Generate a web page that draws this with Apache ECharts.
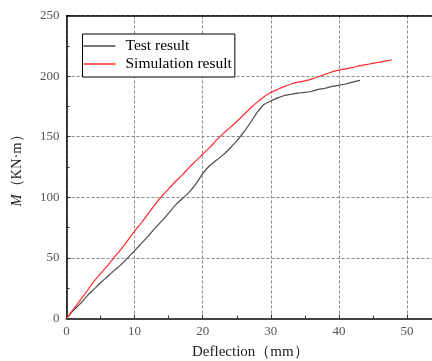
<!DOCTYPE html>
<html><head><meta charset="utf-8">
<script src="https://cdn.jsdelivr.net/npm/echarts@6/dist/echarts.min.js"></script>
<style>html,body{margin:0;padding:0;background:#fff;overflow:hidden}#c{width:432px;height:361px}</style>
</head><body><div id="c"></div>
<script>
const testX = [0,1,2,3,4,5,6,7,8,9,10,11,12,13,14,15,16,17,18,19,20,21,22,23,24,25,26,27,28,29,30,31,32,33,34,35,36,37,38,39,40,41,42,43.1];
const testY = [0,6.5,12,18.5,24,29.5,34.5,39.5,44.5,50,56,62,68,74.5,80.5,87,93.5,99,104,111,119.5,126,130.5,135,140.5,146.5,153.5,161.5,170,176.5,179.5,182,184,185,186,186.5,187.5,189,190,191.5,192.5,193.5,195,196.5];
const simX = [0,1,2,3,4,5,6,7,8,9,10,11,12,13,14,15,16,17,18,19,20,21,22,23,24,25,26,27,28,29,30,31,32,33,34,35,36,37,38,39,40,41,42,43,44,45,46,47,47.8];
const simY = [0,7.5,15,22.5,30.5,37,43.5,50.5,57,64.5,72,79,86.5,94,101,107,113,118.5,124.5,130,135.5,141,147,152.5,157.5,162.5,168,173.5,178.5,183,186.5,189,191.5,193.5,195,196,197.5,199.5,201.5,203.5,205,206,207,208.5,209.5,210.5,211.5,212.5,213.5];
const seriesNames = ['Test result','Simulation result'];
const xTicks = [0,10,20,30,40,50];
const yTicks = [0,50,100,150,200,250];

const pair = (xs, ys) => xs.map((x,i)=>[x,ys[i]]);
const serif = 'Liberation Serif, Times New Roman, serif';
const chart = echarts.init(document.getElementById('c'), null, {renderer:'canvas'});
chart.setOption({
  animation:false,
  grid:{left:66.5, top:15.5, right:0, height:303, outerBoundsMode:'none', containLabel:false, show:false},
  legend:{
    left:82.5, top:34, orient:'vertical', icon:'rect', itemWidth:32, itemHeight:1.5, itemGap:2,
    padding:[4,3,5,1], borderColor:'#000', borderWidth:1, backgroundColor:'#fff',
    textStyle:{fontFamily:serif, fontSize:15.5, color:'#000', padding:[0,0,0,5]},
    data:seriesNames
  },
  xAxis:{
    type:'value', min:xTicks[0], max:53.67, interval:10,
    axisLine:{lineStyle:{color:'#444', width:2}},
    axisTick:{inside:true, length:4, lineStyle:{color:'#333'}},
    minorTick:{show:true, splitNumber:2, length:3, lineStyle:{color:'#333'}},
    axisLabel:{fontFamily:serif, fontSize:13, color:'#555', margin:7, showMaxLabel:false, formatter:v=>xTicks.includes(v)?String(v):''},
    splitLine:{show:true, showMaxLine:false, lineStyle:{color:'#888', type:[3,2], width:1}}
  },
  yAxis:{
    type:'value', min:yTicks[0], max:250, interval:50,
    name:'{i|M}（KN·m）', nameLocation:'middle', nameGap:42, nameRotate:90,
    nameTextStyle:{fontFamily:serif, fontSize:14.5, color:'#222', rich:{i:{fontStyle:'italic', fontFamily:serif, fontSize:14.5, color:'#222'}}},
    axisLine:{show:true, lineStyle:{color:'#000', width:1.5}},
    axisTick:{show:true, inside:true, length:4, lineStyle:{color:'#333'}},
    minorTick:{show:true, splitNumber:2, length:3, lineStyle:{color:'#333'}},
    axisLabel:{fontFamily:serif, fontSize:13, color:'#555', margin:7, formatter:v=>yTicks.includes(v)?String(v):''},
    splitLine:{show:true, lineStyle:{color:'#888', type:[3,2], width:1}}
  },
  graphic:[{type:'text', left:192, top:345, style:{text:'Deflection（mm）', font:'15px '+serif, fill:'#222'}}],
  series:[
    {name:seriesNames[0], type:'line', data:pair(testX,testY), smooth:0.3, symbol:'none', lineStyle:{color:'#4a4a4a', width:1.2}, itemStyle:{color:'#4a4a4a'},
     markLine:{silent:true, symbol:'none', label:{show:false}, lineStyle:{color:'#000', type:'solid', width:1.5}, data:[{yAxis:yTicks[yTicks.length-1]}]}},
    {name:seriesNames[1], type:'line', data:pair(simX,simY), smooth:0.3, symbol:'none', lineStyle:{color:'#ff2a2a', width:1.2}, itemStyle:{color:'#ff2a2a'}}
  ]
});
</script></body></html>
· · · · ·
### Stated exercise
Are you able to set down all the lines above exactly, without any pictures?

### Worked answer
Generate a web page that draws this with Apache ECharts.
<!DOCTYPE html>
<html><head><meta charset="utf-8">
<script src="https://cdn.jsdelivr.net/npm/echarts@6/dist/echarts.min.js"></script>
<style>html,body{margin:0;padding:0;background:#fff;overflow:hidden}#c{width:432px;height:361px}</style>
</head><body><div id="c"></div>
<script>
const testX = [0,1,2,3,4,5,6,7,8,9,10,11,12,13,14,15,16,17,18,19,20,21,22,23,24,25,26,27,28,29,30,31,32,33,34,35,36,37,38,39,40,41,42,43.1];
const testY = [0,6.5,12,18.5,24,29.5,34.5,39.5,44.5,50,56,62,68,74.5,80.5,87,93.5,99,104,111,119.5,126,130.5,135,140.5,146.5,153.5,161.5,170,176.5,179.5,182,184,185,186,186.5,187.5,189,190,191.5,192.5,193.5,195,196.5];
const simX = [0,1,2,3,4,5,6,7,8,9,10,11,12,13,14,15,16,17,18,19,20,21,22,23,24,25,26,27,28,29,30,31,32,33,34,35,36,37,38,39,40,41,42,43,44,45,46,47,47.8];
const simY = [0,7.5,15,22.5,30.5,37,43.5,50.5,57,64.5,72,79,86.5,94,101,107,113,118.5,124.5,130,135.5,141,147,152.5,157.5,162.5,168,173.5,178.5,183,186.5,189,191.5,193.5,195,196,197.5,199.5,201.5,203.5,205,206,207,208.5,209.5,210.5,211.5,212.5,213.5];
const seriesNames = ['Test result','Simulation result'];
const xTicks = [0,10,20,30,40,50];
const yTicks = [0,50,100,150,200,250];

const pair = (xs, ys) => xs.map((x,i)=>[x,ys[i]]);
const serif = 'Liberation Serif, Times New Roman, serif';
const chart = echarts.init(document.getElementById('c'), null, {renderer:'canvas'});
chart.setOption({
  animation:false,
  grid:{left:66.5, top:15.5, right:0, height:303, outerBoundsMode:'none', containLabel:false, show:false},
  legend:{
    left:82.5, top:34, orient:'vertical', icon:'rect', itemWidth:32, itemHeight:1.5, itemGap:2,
    padding:[4,3,5,1], borderColor:'#000', borderWidth:1, backgroundColor:'#fff',
    textStyle:{fontFamily:serif, fontSize:15.5, color:'#000', padding:[0,0,0,5]},
    data:seriesNames
  },
  xAxis:{
    type:'value', min:xTicks[0], max:53.67, interval:10,
    axisLine:{lineStyle:{color:'#444', width:2}},
    axisTick:{inside:true, length:4, lineStyle:{color:'#333'}},
    minorTick:{show:true, splitNumber:2, length:3, lineStyle:{color:'#333'}},
    axisLabel:{fontFamily:serif, fontSize:13, color:'#555', margin:7, showMaxLabel:false, formatter:v=>xTicks.includes(v)?String(v):''},
    splitLine:{show:true, showMaxLine:false, lineStyle:{color:'#888', type:[3,2], width:1}}
  },
  yAxis:{
    type:'value', min:yTicks[0], max:250, interval:50,
    name:'{i|M}（KN·m）', nameLocation:'middle', nameGap:42, nameRotate:90,
    nameTextStyle:{fontFamily:serif, fontSize:14.5, color:'#222', rich:{i:{fontStyle:'italic', fontFamily:serif, fontSize:14.5, color:'#222'}}},
    axisLine:{show:true, lineStyle:{color:'#000', width:1.5}},
    axisTick:{show:true, inside:true, length:4, lineStyle:{color:'#333'}},
    minorTick:{show:true, splitNumber:2, length:3, lineStyle:{color:'#333'}},
    axisLabel:{fontFamily:serif, fontSize:13, color:'#555', margin:7, formatter:v=>yTicks.includes(v)?String(v):''},
    splitLine:{show:true, lineStyle:{color:'#888', type:[3,2], width:1}}
  },
  graphic:[{type:'text', left:192, top:345, style:{text:'Deflection（mm）', font:'15px '+serif, fill:'#222'}}],
  series:[
    {name:seriesNames[0], type:'line', data:pair(testX,testY), smooth:0.3, symbol:'none', lineStyle:{color:'#4a4a4a', width:1.2}, itemStyle:{color:'#4a4a4a'},
     markLine:{silent:true, symbol:'none', label:{show:false}, lineStyle:{color:'#000', type:'solid', width:1.5}, data:[{yAxis:yTicks[yTicks.length-1]}]}},
    {name:seriesNames[1], type:'line', data:pair(simX,simY), smooth:0.3, symbol:'none', lineStyle:{color:'#ff2a2a', width:1.2}, itemStyle:{color:'#ff2a2a'}}
  ]
});
</script></body></html>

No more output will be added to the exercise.